At what stage does Sean McManus, president of CBS News, start carrying the can for the Katie Couric mess?
The critics are happy to snipe at Couric, but she's not the one who decided to spend $16 million of a shrinking annual news budget on a morning news host who lacked a hard news pedigree. She just took the money.
She's not the one with whom the buck finally stops, over decisions like handing over the CBS Evening News, ninety seconds at a time, to the likes of Rush Limbaugh, and calling the segment Free Speech.
When Sean McManus was named president of CBS News in 2005, the comparisons to the late Roone Arledge of ABC were inevitable. Like Arledge, McManus had presided over his network's sports division before being handed the keys to news. He even started his career at ABC, under Arledge.
But unfortunately for CBS, that's where the similarities end.
Arledge was an innovator, a visionary. He pioneered the use of slow motion in sports coverage and somehow managed to make barrel jumping on ice into compelling TV. Arledge had a flair for turning television coverage into an event (see: Monday Night Football), and a knack for choosing the best people to cover that event (see: Cosell/Meredith).
When Arledge moved to news, he invented the multi-city (Washington, Chicago, London), multiple anchor (Reynolds, Jennings, Robinson) evening news format.

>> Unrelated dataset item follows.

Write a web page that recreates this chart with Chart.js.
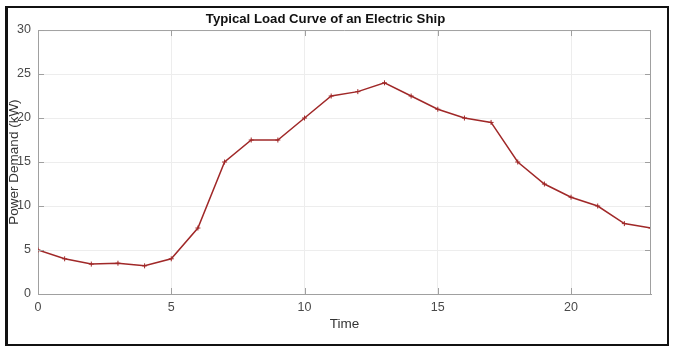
<!DOCTYPE html>
<html>
<head>
<meta charset="utf-8">
<script src="https://cdn.jsdelivr.net/npm/chart.js@4/dist/chart.umd.min.js"></script>
<style>
  html, body { margin: 0; padding: 0; background: #fff; }
  #wrap { position: relative; width: 674px; height: 351px; }
  #frame {
    position: absolute; left: 5px; top: 6px; width: 659px; height: 336px;
    border: 2px solid #111; border-left-width: 3px; pointer-events: none;
  }
</style>
</head>
<body>
<div id="wrap">
  <canvas id="myChart" width="674" height="351"></canvas>
  <div id="frame"></div>
</div>
<script>
const hours = [0, 1, 2, 3, 4, 5, 6, 7, 8, 9, 10, 11, 12, 13, 14, 15, 16, 17, 18, 19, 20, 21, 22, 23];
const demand = [5, 4, 3.4, 3.5, 3.2, 4, 7.5, 15, 17.5, 17.5, 20, 22.5, 23, 24, 22.5, 21, 20, 19.5, 15, 12.5, 11, 10, 8, 7.5];
const xTicks = [0, 5, 10, 15, 20];
const yTicks = [0, 5, 10, 15, 20, 25, 30];

const axisColor = '#a0a0a0';
const lineColor = '#a02828';

// MATLAB style box with ticks pointing inward
const boxTicks = {
  id: 'boxTicks',
  afterDatasetsDraw(chart) {
    const {ctx, chartArea: a, scales: {x, y}} = chart;
    ctx.save();
    ctx.strokeStyle = axisColor;
    ctx.lineWidth = 1;
    ctx.beginPath();
    ctx.moveTo(a.left, a.top + 0.5);
    ctx.lineTo(a.right, a.top + 0.5);
    ctx.moveTo(a.right - 0.5, a.top);
    ctx.lineTo(a.right - 0.5, a.bottom);
    xTicks.forEach(v => {
      const px = Math.round(x.getPixelForValue(v)) + 0.5;
      ctx.moveTo(px, a.bottom); ctx.lineTo(px, a.bottom - 6);
      ctx.moveTo(px, a.top); ctx.lineTo(px, a.top + 6);
    });
    yTicks.forEach(v => {
      const py = Math.round(y.getPixelForValue(v)) + 0.5;
      ctx.moveTo(a.left, py); ctx.lineTo(a.left + 6, py);
      ctx.moveTo(a.right, py); ctx.lineTo(a.right - 6, py);
    });
    ctx.stroke();
    ctx.restore();
  }
};

const data = {
  datasets: [{
    label: 'Power Demand',
    data: hours.map((h, i) => ({x: h, y: demand[i]})),
    borderColor: lineColor,
    backgroundColor: lineColor,
    borderWidth: 1.5,
    pointStyle: 'cross',
    pointRadius: 2.5,
    pointBorderWidth: 1,
    pointBorderColor: lineColor,
    tension: 0,
    fill: false
  }]
};

const config = {
  type: 'line',
  data: data,
  plugins: [boxTicks],
  options: {
    responsive: false,
    animation: false,
    layout: { padding: {left: 0, right: 23, top: 0, bottom: 0} },
    plugins: {
      legend: { display: false },
      tooltip: { enabled: false },
      title: {
        display: true,
        text: 'Typical Load Curve of an Electric Ship',
        color: '#111',
        font: { family: 'Liberation Sans', size: 13.2, weight: 'bold' },
        padding: { top: 11.5, bottom: 2.7 }
      }
    },
    scales: {
      x: {
        type: 'linear',
        min: 0,
        max: 23,
        afterBuildTicks: (scale) => { scale.ticks = xTicks.map(v => ({value: v})); },
        afterFit: (scale) => { scale.height = 57; },
        ticks: {
          color: '#4a4a4a',
          padding: 6,
          maxRotation: 0,
          font: { family: 'Liberation Sans', size: 12.5 }
        },
        grid: { color: '#ededed', drawTicks: false },
        border: { color: axisColor },
        title: {
          display: true,
          text: 'Time',
          color: '#333',
          font: { family: 'Liberation Sans', size: 13.5 },
          padding: { top: 0, bottom: 19 }
        }
      },
      y: {
        min: 0,
        max: 30,
        afterBuildTicks: (scale) => { scale.ticks = yTicks.map(v => ({value: v})); },
        afterFit: (scale) => { scale.width = 38; },
        ticks: {
          color: '#4a4a4a',
          padding: 7,
          font: { family: 'Liberation Sans', size: 12.5 }
        },
        grid: { color: '#ededed', drawTicks: false },
        border: { color: axisColor },
        title: {
          display: true,
          text: 'Power Demand (kW)',
          color: '#333',
          font: { family: 'Liberation Sans', size: 13.5 },
          padding: { top: 6, bottom: 0 }
        }
      }
    }
  }
};

const myChart = new Chart(
  document.getElementById('myChart'),
  config
);
</script>
</body>
</html>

He not only established Nightline as a broadcast institution, he also understood that Ted Koppel was the right man for the job.

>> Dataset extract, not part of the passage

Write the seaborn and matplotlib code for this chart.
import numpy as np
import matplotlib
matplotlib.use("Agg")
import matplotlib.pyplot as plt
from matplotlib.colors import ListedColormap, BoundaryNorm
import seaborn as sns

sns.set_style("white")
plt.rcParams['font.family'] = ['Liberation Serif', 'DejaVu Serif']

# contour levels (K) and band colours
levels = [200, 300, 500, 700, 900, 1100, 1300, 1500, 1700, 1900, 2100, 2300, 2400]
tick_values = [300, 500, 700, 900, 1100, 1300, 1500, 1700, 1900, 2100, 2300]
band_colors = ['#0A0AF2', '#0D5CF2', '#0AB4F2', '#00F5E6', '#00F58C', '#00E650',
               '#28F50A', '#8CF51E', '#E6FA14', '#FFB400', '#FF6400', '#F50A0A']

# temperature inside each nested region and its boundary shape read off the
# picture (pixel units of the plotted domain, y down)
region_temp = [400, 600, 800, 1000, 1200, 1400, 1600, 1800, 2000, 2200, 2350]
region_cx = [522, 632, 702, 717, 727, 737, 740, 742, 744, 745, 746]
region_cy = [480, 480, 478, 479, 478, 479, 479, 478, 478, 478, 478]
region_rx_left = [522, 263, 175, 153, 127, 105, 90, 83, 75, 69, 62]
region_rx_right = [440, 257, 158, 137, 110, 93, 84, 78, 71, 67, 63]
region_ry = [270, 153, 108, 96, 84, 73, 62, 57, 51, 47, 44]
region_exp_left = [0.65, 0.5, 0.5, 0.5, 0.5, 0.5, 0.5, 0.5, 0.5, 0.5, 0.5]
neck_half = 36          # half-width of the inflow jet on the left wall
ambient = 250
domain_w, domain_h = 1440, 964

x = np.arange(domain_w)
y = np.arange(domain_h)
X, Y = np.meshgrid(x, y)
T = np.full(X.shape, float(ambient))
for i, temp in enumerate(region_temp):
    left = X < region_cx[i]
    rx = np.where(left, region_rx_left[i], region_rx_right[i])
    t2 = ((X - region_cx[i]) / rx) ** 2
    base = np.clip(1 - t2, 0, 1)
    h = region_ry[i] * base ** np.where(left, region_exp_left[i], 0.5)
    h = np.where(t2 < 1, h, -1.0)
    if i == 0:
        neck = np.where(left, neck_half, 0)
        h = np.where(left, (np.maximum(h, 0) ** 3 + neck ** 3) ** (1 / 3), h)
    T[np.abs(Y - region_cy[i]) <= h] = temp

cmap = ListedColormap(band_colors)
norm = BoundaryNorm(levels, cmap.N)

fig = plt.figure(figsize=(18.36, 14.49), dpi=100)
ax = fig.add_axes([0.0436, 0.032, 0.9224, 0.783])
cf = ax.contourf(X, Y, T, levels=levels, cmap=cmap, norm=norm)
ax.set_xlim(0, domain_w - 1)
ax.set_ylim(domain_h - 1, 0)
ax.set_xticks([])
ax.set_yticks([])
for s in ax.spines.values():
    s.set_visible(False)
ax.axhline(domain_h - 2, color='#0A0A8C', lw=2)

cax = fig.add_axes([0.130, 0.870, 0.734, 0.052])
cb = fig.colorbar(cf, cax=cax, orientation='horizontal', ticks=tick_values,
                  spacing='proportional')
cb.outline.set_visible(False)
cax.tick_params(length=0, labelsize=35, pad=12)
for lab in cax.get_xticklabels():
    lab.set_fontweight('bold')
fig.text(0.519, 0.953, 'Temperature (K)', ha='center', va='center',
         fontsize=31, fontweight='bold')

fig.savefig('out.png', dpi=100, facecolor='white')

Arledge's vision is what turned ABC News around and made it number one.
There is nothing in Sean McManus' record to suggest he is a visonary of any kind. His success at CBS Sports was built not on innovation, but on reacquiring broadcast rights to NFL games, which the network had previously lost.
And what kind of vision has he brought to CBS News?
Well, apart from Couric, one of his first moves was to make a former model with a penchant for flashing her girlish charms at lovesick soldiers in Afghanistan CBS' new chief foreign correspondent.
"Some people just jump off the screen and have star value," Mr. McManus told the New York Times. "Lara Logan falls in that category."
Lara Logan is a tenacious reporter whose courage is beyond question. She goes to dangerous places and she puts it on the line.
And it could well be that when other war zone reporters complain that Logan "exploits her God-given advantages with a skill that Mata Hari might envy", they are simply serving up sour grapes.
But the job of a chief foreign correspondent, at the network of Ed Murrow, should be about more than "star value". There's a certain weight that comes with the title, a certain analytical requirement.
Lara Logan, despite the bravery and those big, brown eyes is just not there yet. That's not her fault, because few 35 year olds are. (Murrow, who was 31 when he started covering WW2, was exceptional in that respect).
Again, you can't really blame Logan for taking the title, nor the money that comes with it. But you certainly can blame McManus for offering those things up.
The same way he gambled that the perky ("Hi everyone!") but not quite credible Katie Couric could prove herself in Walter Cronkite's chair, he decided the rather fetching Lara Logan should be the face of the network's overseas news operation.
So, eighteen months into Sean McManus' tenure, what has CBS got to show for the appointment?
A evening news anchor who can't fill Bob Schieffer's boots, let alone Cronkite's.
A chief foreign correspondent who gets compared to Mata Hari, rather than Murrow.
And a president who is proving himself to be no Arledge.